• [Written task]:
Copy everything in the listing below word for word, apart from any images.

• [Source records]:
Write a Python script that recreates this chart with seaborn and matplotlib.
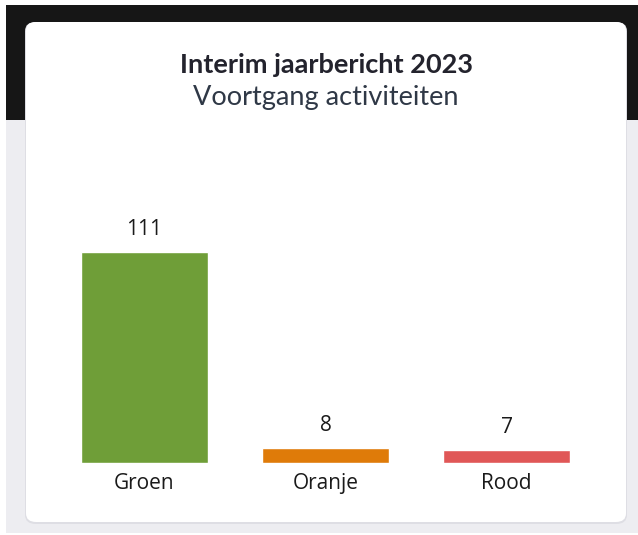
import matplotlib
matplotlib.use("Agg")
import matplotlib.pyplot as plt
from matplotlib.patches import FancyBboxPatch, Rectangle
import pandas as pd
import seaborn as sns

# data
categories = ["Groen", "Oranje", "Rood"]
counts = [111, 8, 7]
bar_colors = ["#6f9e38", "#df7b09", "#e05757"]

title = "Interim jaarbericht 2023"
subtitle = "Voortgang activiteiten"

sns.set_theme(style="white")
plt.rcParams["font.family"] = ["Open Sans", "DejaVu Sans"]

W, H = 638, 535
fig = plt.figure(figsize=(W / 100, H / 100), dpi=100)
fig.patch.set_facecolor("white")


def px_box(x0, y0, x1, y1):
    # pixel box (top-left origin) -> figure fraction [l, b, w, h]
    return [x0 / W, 1 - y1 / H, (x1 - x0) / W, (y1 - y0) / H]


# page background: dark header strip + light grey body
l, b, w, h = px_box(6, 120, 638, 533)
fig.add_artist(Rectangle((l, b), w, h, transform=fig.transFigure,
                         facecolor="#ededf1", edgecolor="none", zorder=0))
l, b, w, h = px_box(6, 5, 638, 120)
fig.add_artist(Rectangle((l, b), w, h, transform=fig.transFigure,
                         facecolor="#161616", edgecolor="none", zorder=0))

# card shadow + card
l, b, w, h = px_box(25, 22, 627, 524)
fig.add_artist(FancyBboxPatch((l, b), w, h, transform=fig.transFigure,
                              boxstyle="round,pad=0,rounding_size=0.017",
                              facecolor="#dedee4", edgecolor="none", zorder=1))
l, b, w, h = px_box(26, 22, 626, 522)
fig.add_artist(FancyBboxPatch((l, b), w, h, transform=fig.transFigure,
                              boxstyle="round,pad=0,rounding_size=0.016",
                              facecolor="white", edgecolor="none", zorder=2))

card_cx = 326 / W
fig.text(card_cx, 1 - 65 / H, title, ha="center", va="center",
         fontsize=19.5, fontweight="bold", family="Lato", color="#23232d",
         zorder=3)
fig.text(card_cx, 1 - 98 / H, subtitle, ha="center", va="center",
         fontsize=19.5, family="Lato", color="#2f3846", zorder=3)

# chart
ax = fig.add_axes(px_box(54, 200, 597, 463))
ax.set_zorder(3)
ax.patch.set_alpha(0)

df = pd.DataFrame({"category": categories, "count": counts})
sns.barplot(data=df, x="category", y="count", hue="category",
            palette=bar_colors, width=0.70, legend=False, ax=ax,
            saturation=1)

for cont in ax.containers:
    ax.bar_label(cont, padding=8.5, fontsize=15, color="#1a1a1a")

ax.set_xlim(-0.5, 2.5)
ax.set_ylim(0, 138.4)
ax.set_xlabel("")
ax.set_ylabel("")
ax.set_yticks([])
ax.tick_params(axis="x", length=0, pad=7, labelsize=15, labelcolor="#1a1a1a")
sns.despine(ax=ax, left=True, bottom=True)

fig.savefig("out.png", dpi=100)
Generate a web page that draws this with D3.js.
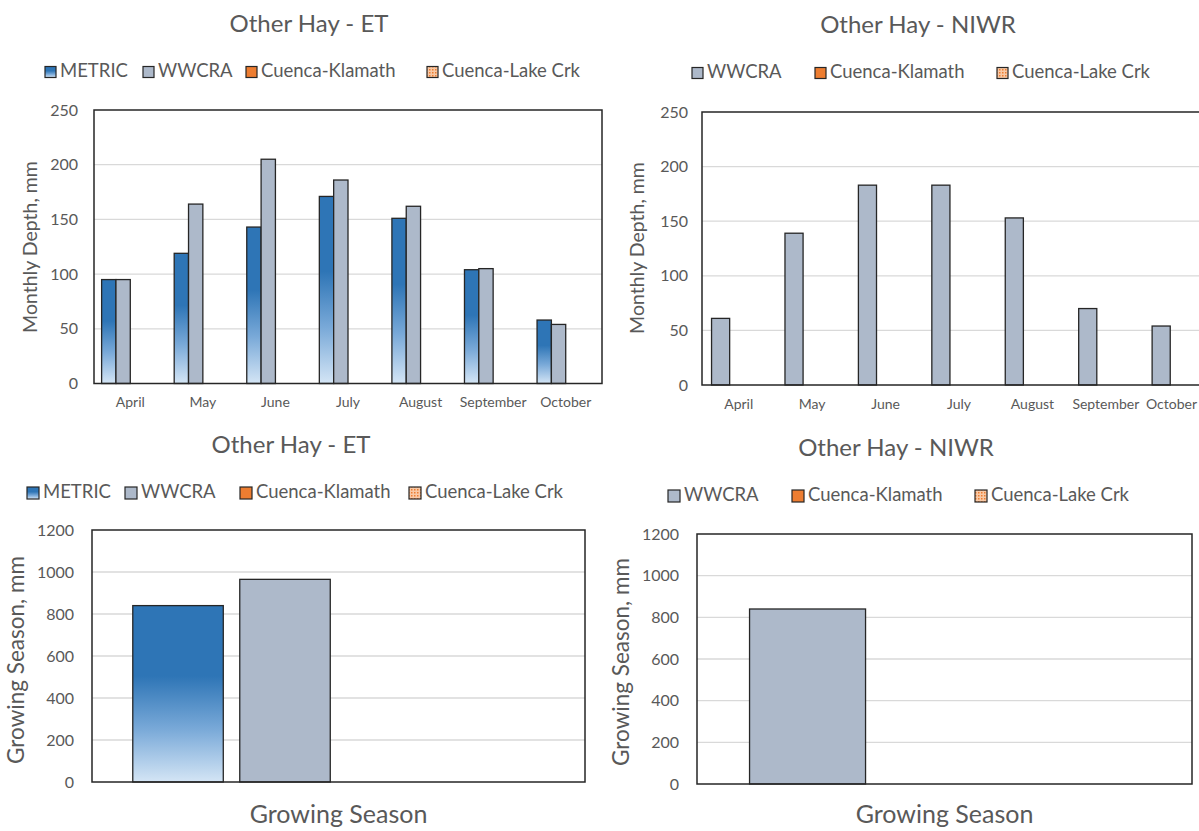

• [Full output]:
Write a Python script that recreates this chart with seaborn and matplotlib.
import matplotlib
matplotlib.use("Agg")
import matplotlib.pyplot as plt
from matplotlib.patches import FancyBboxPatch, Rectangle
import pandas as pd
import seaborn as sns

# data
categories = ["Groen", "Oranje", "Rood"]
counts = [111, 8, 7]
bar_colors = ["#6f9e38", "#df7b09", "#e05757"]

title = "Interim jaarbericht 2023"
subtitle = "Voortgang activiteiten"

sns.set_theme(style="white")
plt.rcParams["font.family"] = ["Open Sans", "DejaVu Sans"]

W, H = 638, 535
fig = plt.figure(figsize=(W / 100, H / 100), dpi=100)
fig.patch.set_facecolor("white")


def px_box(x0, y0, x1, y1):
    # pixel box (top-left origin) -> figure fraction [l, b, w, h]
    return [x0 / W, 1 - y1 / H, (x1 - x0) / W, (y1 - y0) / H]


# page background: dark header strip + light grey body
l, b, w, h = px_box(6, 120, 638, 533)
fig.add_artist(Rectangle((l, b), w, h, transform=fig.transFigure,
                         facecolor="#ededf1", edgecolor="none", zorder=0))
l, b, w, h = px_box(6, 5, 638, 120)
fig.add_artist(Rectangle((l, b), w, h, transform=fig.transFigure,
                         facecolor="#161616", edgecolor="none", zorder=0))

# card shadow + card
l, b, w, h = px_box(25, 22, 627, 524)
fig.add_artist(FancyBboxPatch((l, b), w, h, transform=fig.transFigure,
                              boxstyle="round,pad=0,rounding_size=0.017",
                              facecolor="#dedee4", edgecolor="none", zorder=1))
l, b, w, h = px_box(26, 22, 626, 522)
fig.add_artist(FancyBboxPatch((l, b), w, h, transform=fig.transFigure,
                              boxstyle="round,pad=0,rounding_size=0.016",
                              facecolor="white", edgecolor="none", zorder=2))

card_cx = 326 / W
fig.text(card_cx, 1 - 65 / H, title, ha="center", va="center",
         fontsize=19.5, fontweight="bold", family="Lato", color="#23232d",
         zorder=3)
fig.text(card_cx, 1 - 98 / H, subtitle, ha="center", va="center",
         fontsize=19.5, family="Lato", color="#2f3846", zorder=3)

# chart
ax = fig.add_axes(px_box(54, 200, 597, 463))
ax.set_zorder(3)
ax.patch.set_alpha(0)

df = pd.DataFrame({"category": categories, "count": counts})
sns.barplot(data=df, x="category", y="count", hue="category",
            palette=bar_colors, width=0.70, legend=False, ax=ax,
            saturation=1)

for cont in ax.containers:
    ax.bar_label(cont, padding=8.5, fontsize=15, color="#1a1a1a")

ax.set_xlim(-0.5, 2.5)
ax.set_ylim(0, 138.4)
ax.set_xlabel("")
ax.set_ylabel("")
ax.set_yticks([])
ax.tick_params(axis="x", length=0, pad=7, labelsize=15, labelcolor="#1a1a1a")
sns.despine(ax=ax, left=True, bottom=True)

fig.savefig("out.png", dpi=100)
Generate a web page that draws this with D3.js.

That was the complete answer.